Posted at 6:00 AM, Dec 16, 2015
and last updated 2015-12-16 06:14:15-05

CINCINNATI -  A homicide. A sexual battery. A fire. A collapsed roof. More than 2,700 police calls for service.

These are among the worst problems on a troubling list of crimes and living conditions that city of Cincinnati attorneys say have plagued hundreds of residents of six low-income apartment communities  in Avondale, English Woods and Walnut Hills.

The buildings' owner -- PF Holdings LLC of New Jersey – is the target of a city lawsuit claiming the investors have ignored criminal activity, kept police from entering the buildings to investigate crimes and have “willfully” concealed building hazards to cover up unsafe living conditions.

The properties include: Entowne Apartments at 3652 Reading Road in Avondale,  Burton Apartments at 1000 Burton St. in Avondale, and The Alms apartments at 2525 Victory Parkway in Walnut Hills, Shelton Gardens at 2000 Westwood Northern Boulevard in English Woods, Reids Valley apartments at 1990 Westwood Northern Boulevard in English Woods, and St.
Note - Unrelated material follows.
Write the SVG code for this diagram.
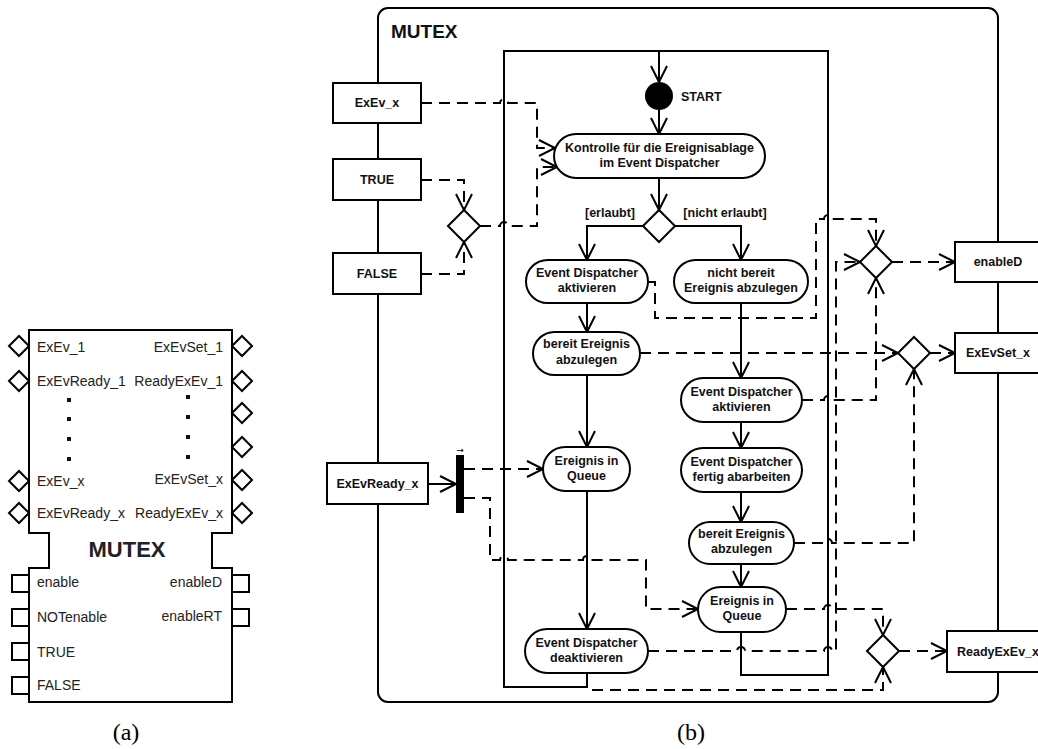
<svg xmlns="http://www.w3.org/2000/svg" width="1038" height="749" viewBox="0 0 1038 749">
  <style>
    .ln { fill: none; stroke: #000; stroke-width: 2; }
    .ds { fill: none; stroke: #000; stroke-width: 2; stroke-dasharray: 11 7; }
    .nd { fill: #fff; stroke: #000; stroke-width: 2; }
    .lbl { font-family: "Liberation Sans", Arial, sans-serif; font-size: 14px; fill: #222; }
    .b { font-family: "Liberation Sans", Arial, sans-serif; font-weight: bold; font-size: 12.5px; fill: #111; text-anchor: middle; }
    .bs { font-family: "Liberation Sans", Arial, sans-serif; font-weight: bold; font-size: 12.5px; fill: #111; text-anchor: start; }
    .cap { font-family: "Liberation Serif", "Times New Roman", serif; font-size: 24px; fill: #000; text-anchor: middle; }
  </style>
  <defs>
    <marker id="v" markerUnits="userSpaceOnUse" markerWidth="20" markerHeight="20" viewBox="-18 -10 20 20" refX="0" refY="0" orient="auto" overflow="visible">
      <path d="M-16,-8 L0,0 L-16,8" fill="none" stroke="#000" stroke-width="2" stroke-dasharray="none"/>
    </marker>
  </defs>
  <rect width="1038" height="749" fill="#fff"/>

  <!-- (a) function block -->
  <g id="block-a">
    <path class="nd" d="M29,330 H232 V533 H212 V568 H232 V702 H29 V568 H49 V533 H29 Z"/>
    <text x="127" y="557" font-family="Liberation Sans, Arial, sans-serif" font-weight="bold" font-size="22" text-anchor="middle" fill="#222">MUTEX</text>
    <g class="nd">
      <polygon points="9,346 19,336 29,346 19,356"/>
      <polygon points="9,381 19,371 29,381 19,391"/>
      <polygon points="9,481 19,471 29,481 19,491"/>
      <polygon points="9,513 19,503 29,513 19,523"/>
      <polygon points="232,346 242,336 252,346 242,356"/>
      <polygon points="232,381 242,371 252,381 242,391"/>
      <polygon points="232,413 242,403 252,413 242,423"/>
      <polygon points="232,447 242,437 252,447 242,457"/>
      <polygon points="232,480 242,470 252,480 242,490"/>
      <polygon points="232,513 242,503 252,513 242,523"/>
      <rect x="12" y="575" width="17" height="17"/>
      <rect x="12" y="609" width="17" height="17"/>
      <rect x="12" y="643" width="17" height="17"/>
      <rect x="12" y="677" width="17" height="17"/>
      <rect x="232" y="575" width="17" height="17"/>
      <rect x="232" y="609" width="17" height="17"/>
    </g>
    <g fill="#111">
      <rect x="67" y="398" width="4" height="4"/>
      <rect x="67" y="417" width="4" height="4"/>
      <rect x="67" y="437" width="4" height="4"/>
      <rect x="67" y="457" width="4" height="4"/>
      <rect x="186" y="395" width="4" height="4"/>
      <rect x="186" y="415" width="4" height="4"/>
      <rect x="186" y="435" width="4" height="4"/>
      <rect x="186" y="455" width="4" height="4"/>
    </g>
    <g class="lbl">
      <text x="37" y="352">ExEv_1</text>
      <text x="37" y="386">ExEvReady_1</text>
      <text x="37" y="486">ExEv_x</text>
      <text x="37" y="518">ExEvReady_x</text>
      <text x="37" y="587">enable</text>
      <text x="37" y="622">NOTenable</text>
      <text x="37" y="657">TRUE</text>
      <text x="37" y="690">FALSE</text>
    </g>
    <g class="lbl" text-anchor="end">
      <text x="223" y="352">ExEvSet_1</text>
      <text x="223" y="386">ReadyExEv_1</text>
      <text x="223" y="484">ExEvSet_x</text>
      <text x="223" y="518">ReadyExEv_x</text>
      <text x="222" y="587">enableD</text>
      <text x="222" y="621">enableRT</text>
    </g>
  </g>
  <text class="cap" x="126" y="740">(a)</text>

  <!-- (b) behaviour of the MUTEX block -->
  <g id="frame-b">
    <rect class="ln" x="378" y="8" width="620" height="694" rx="10" ry="10"/>
    <text x="391" y="38" font-family="Liberation Sans, Arial, sans-serif" font-weight="bold" font-size="19" fill="#111">MUTEX</text>
  </g>

  <!-- control flow and signal lines -->
  <g id="connectors">
    <!-- control flow (solid) -->
    <path class="ln" d="M587,673 V687 H504 V51 H828 V675 H741 V632"/>
    <g class="ln" marker-end="url(#v)">
      <path d="M659,51 V82"/>
      <path d="M659,110 V134"/>
      <path d="M659,178 V210"/>
      <path d="M643,226 H587 V260"/>
      <path d="M675,226 H741 V260"/>
      <path d="M587,303 V332"/>
      <path d="M587,375 V447"/>
      <path d="M587,491 V629"/>
      <path d="M741,303 V378"/>
      <path d="M741,422 V448"/>
      <path d="M741,492 V522"/>
      <path d="M741,564 V587"/>
      <path d="M428,484 H456"/>
    </g>
    <!-- signal lines (dashed) -->
    <g class="ds" marker-end="url(#v)">
      <path d="M421,103 H500 a4,4 0 0 1 8,0 H537 V148 H555"/>
      <path d="M480,226 H500 a4,4 0 0 1 8,0 H537 V167 H557"/>
      <path d="M421,180 H464 V210"/>
      <path d="M421,274 H464 V242"/>
      <path d="M648,282 H655 V318 H816 V219 H824 a4,4 0 0 1 8,0 H876 V246"/>
      <path d="M648,651 H737 a4,4 0 0 1 8,0 H824 a4,4 0 0 1 8,0 H836 V262 H860"/>
      <path d="M802,400 H824 a4,4 0 0 1 8,0 H876 V278"/>
      <path d="M640,353 H898"/>
      <path d="M794,543 H824 a4,4 0 0 1 8,0 H914 V369"/>
      <path d="M892,262 H955"/>
      <path d="M930,353 H955"/>
      <path d="M464,469 H543"/>
      <path d="M464,498 H490 V560 H500 a4,4 0 0 1 8,0 H583 a4,4 0 0 1 8,0 H646 V609 H698"/>
      <path d="M786,609 H824 a4,4 0 0 1 8,0 H883 V635"/>
      <path d="M592,690 H883 V667"/>
      <path d="M899,651 H947"/>
    </g>
  </g>

  <!-- interface boxes -->
  <g id="in-exev">
    <rect class="nd" x="333" y="83" width="88" height="40"/>
    <text class="b" x="377" y="107">ExEv_x</text>
  </g>
  <g id="in-true">
    <rect class="nd" x="333" y="159" width="88" height="41"/>
    <text class="b" x="377" y="184">TRUE</text>
  </g>
  <g id="in-false">
    <rect class="nd" x="333" y="253" width="88" height="41"/>
    <text class="b" x="377" y="278">FALSE</text>
  </g>
  <g id="in-exevready">
    <rect class="nd" x="327" y="463" width="101" height="41"/>
    <text class="b" x="377.5" y="488">ExEvReady_x</text>
  </g>
  <g id="out-enabled">
    <rect class="nd" x="955" y="242" width="86" height="40"/>
    <text class="b" x="998" y="266">enableD</text>
  </g>
  <g id="out-exevset">
    <rect class="nd" x="955" y="333" width="86" height="40"/>
    <text class="b" x="998" y="357">ExEvSet_x</text>
  </g>
  <g id="out-readyexev">
    <rect class="nd" x="947" y="631" width="102" height="41"/>
    <text class="b" x="998" y="656">ReadyExEv_x</text>
  </g>

  <!-- decisions / merges -->
  <g id="dec-bool"><polygon class="nd" points="448,226 464,210 480,226 464,242"/></g>
  <g id="dec-allowed">
    <polygon class="nd" points="643,226 659,210 675,226 659,242"/>
    <text class="b" x="610" y="217">[erlaubt]</text>
    <text class="b" x="725" y="217">[nicht erlaubt]</text>
  </g>
  <g id="merge-enabled"><polygon class="nd" points="860,262 876,246 892,262 876,278"/></g>
  <g id="merge-exevset"><polygon class="nd" points="898,353 914,337 930,353 914,369"/></g>
  <g id="merge-readyexev"><polygon class="nd" points="867,651 883,635 899,651 883,667"/></g>

  <!-- fork bar -->
  <g id="fork">
    <rect x="456" y="455" width="8" height="58" fill="#000"/>
    <text x="460" y="453" font-family="DejaVu Sans, sans-serif" font-size="9" text-anchor="middle">→</text>
  </g>

  <!-- start node -->
  <g id="start">
    <circle cx="659" cy="96" r="14" fill="#000"/>
    <text class="bs" x="681" y="101">START</text>
  </g>

  <!-- actions -->
  <g id="act-kontrolle">
    <rect class="nd" x="554" y="134" width="211" height="44" rx="22"/>
    <text class="b" x="659.5" y="152">Kontrolle für die Ereignisablage</text>
    <text class="b" x="659.5" y="167">im Event Dispatcher</text>
  </g>
  <g id="act-ed-akt-1">
    <rect class="nd" x="526" y="260" width="122" height="43" rx="21.5"/>
    <text class="b" x="587" y="277">Event Dispatcher</text>
    <text class="b" x="587" y="292">aktivieren</text>
  </g>
  <g id="act-nicht-bereit">
    <rect class="nd" x="674" y="260" width="134" height="43" rx="21.5"/>
    <text class="b" x="741" y="277">nicht bereit</text>
    <text class="b" x="741" y="292">Ereignis abzulegen</text>
  </g>
  <g id="act-bereit-1">
    <rect class="nd" x="533" y="332" width="107" height="43" rx="21.5"/>
    <text class="b" x="586.5" y="348">bereit Ereignis</text>
    <text class="b" x="586.5" y="364">abzulegen</text>
  </g>
  <g id="act-queue-1">
    <rect class="nd" x="543" y="447" width="87" height="44" rx="22"/>
    <text class="b" x="586.5" y="465">Ereignis in</text>
    <text class="b" x="586.5" y="480">Queue</text>
  </g>
  <g id="act-ed-deakt">
    <rect class="nd" x="525" y="629" width="123" height="44" rx="22"/>
    <text class="b" x="586.5" y="647">Event Dispatcher</text>
    <text class="b" x="586.5" y="662">deaktivieren</text>
  </g>
  <g id="act-ed-akt-2">
    <rect class="nd" x="681" y="378" width="121" height="44" rx="22"/>
    <text class="b" x="741.5" y="396">Event Dispatcher</text>
    <text class="b" x="741.5" y="411">aktivieren</text>
  </g>
  <g id="act-ed-fertig">
    <rect class="nd" x="681" y="448" width="121" height="44" rx="22"/>
    <text class="b" x="741.5" y="466">Event Dispatcher</text>
    <text class="b" x="741.5" y="481">fertig abarbeiten</text>
  </g>
  <g id="act-bereit-2">
    <rect class="nd" x="689" y="522" width="105" height="42" rx="21"/>
    <text class="b" x="741.5" y="538">bereit Ereignis</text>
    <text class="b" x="741.5" y="553">abzulegen</text>
  </g>
  <g id="act-queue-2">
    <rect class="nd" x="698" y="587" width="88" height="45" rx="22.5"/>
    <text class="b" x="742" y="605">Ereignis in</text>
    <text class="b" x="742" y="620">Queue</text>
  </g>
  <text class="cap" x="691" y="740">(b)</text>
</svg>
Claire Manor at 705  Reading Road in Avondale.

On Wednesday, PF Holdings is due in Hamilton County Common Pleas Court for a hearing to determine whether the apartments' management should be handed over to a receiver to manage rents and address the problems.

In 2013, the firm purchased the properties in a larger buy-up of 12 low-income apartment communities in the city. Since then, the six listed in the lawsuit have fallen onto the city's chronic nuisance for a host of building and health code violations.

That's in spite of receiving more than $5.3 million annually from taxpayers to cover most of the rents for more than 800 Cincinnati residents living in the communities who pay at least 30 percent of their income toward their rent.

  WCPO spent months this year covering the impact of problem properties on tenants, neighborhoods and the regulators who are struggling to keep track of them.  Read the entire eight-part series here. 

PF Holdings attorney Steven Rothstein told WCPO last month that the owners have invested "hundreds of thousands of dollars" to repair a host of issues they inherited when they purchased the properties more than two years ago.

"Every spare dollar that the ownership has over and above the mortgage, taxes and insurance is being devoted to maintenance," Rothstein said.

A chair and some trash sit in a stairwell in Entowne Manor (Phil Didion for WCPO).

Rothstein says a negligent property manager hired by PF Holdings to maintain the properties is largely to blame. That firm has since been replaced by Skyview Property Group and "substantial progress has been made in addressing all of the most serious allegations related to safety and security," Rothstein said.

"We're getting on top of the remaining issues," he added.

City of Cincinnati attorney Mark Manning said he disagrees.

“The properties themselves, there hasn’t been a drastic change one way or the other,” said Manning, told WCPO. Following an inspection of the properties earlier this month, the city has issued another round of dozens  of orders for repairs at the properties, documents from the city.

If a receiver is appointed, the new manager can only collect rents from the date of the appointment forward. From there, the receiver would prioritize the list of fixes needed with the funds available from rents.

The two-day hearing is slated to begin at 10 a.m. Wednesday in Judge Beth Myers courtroom in Hamilton County Common Pleas Court.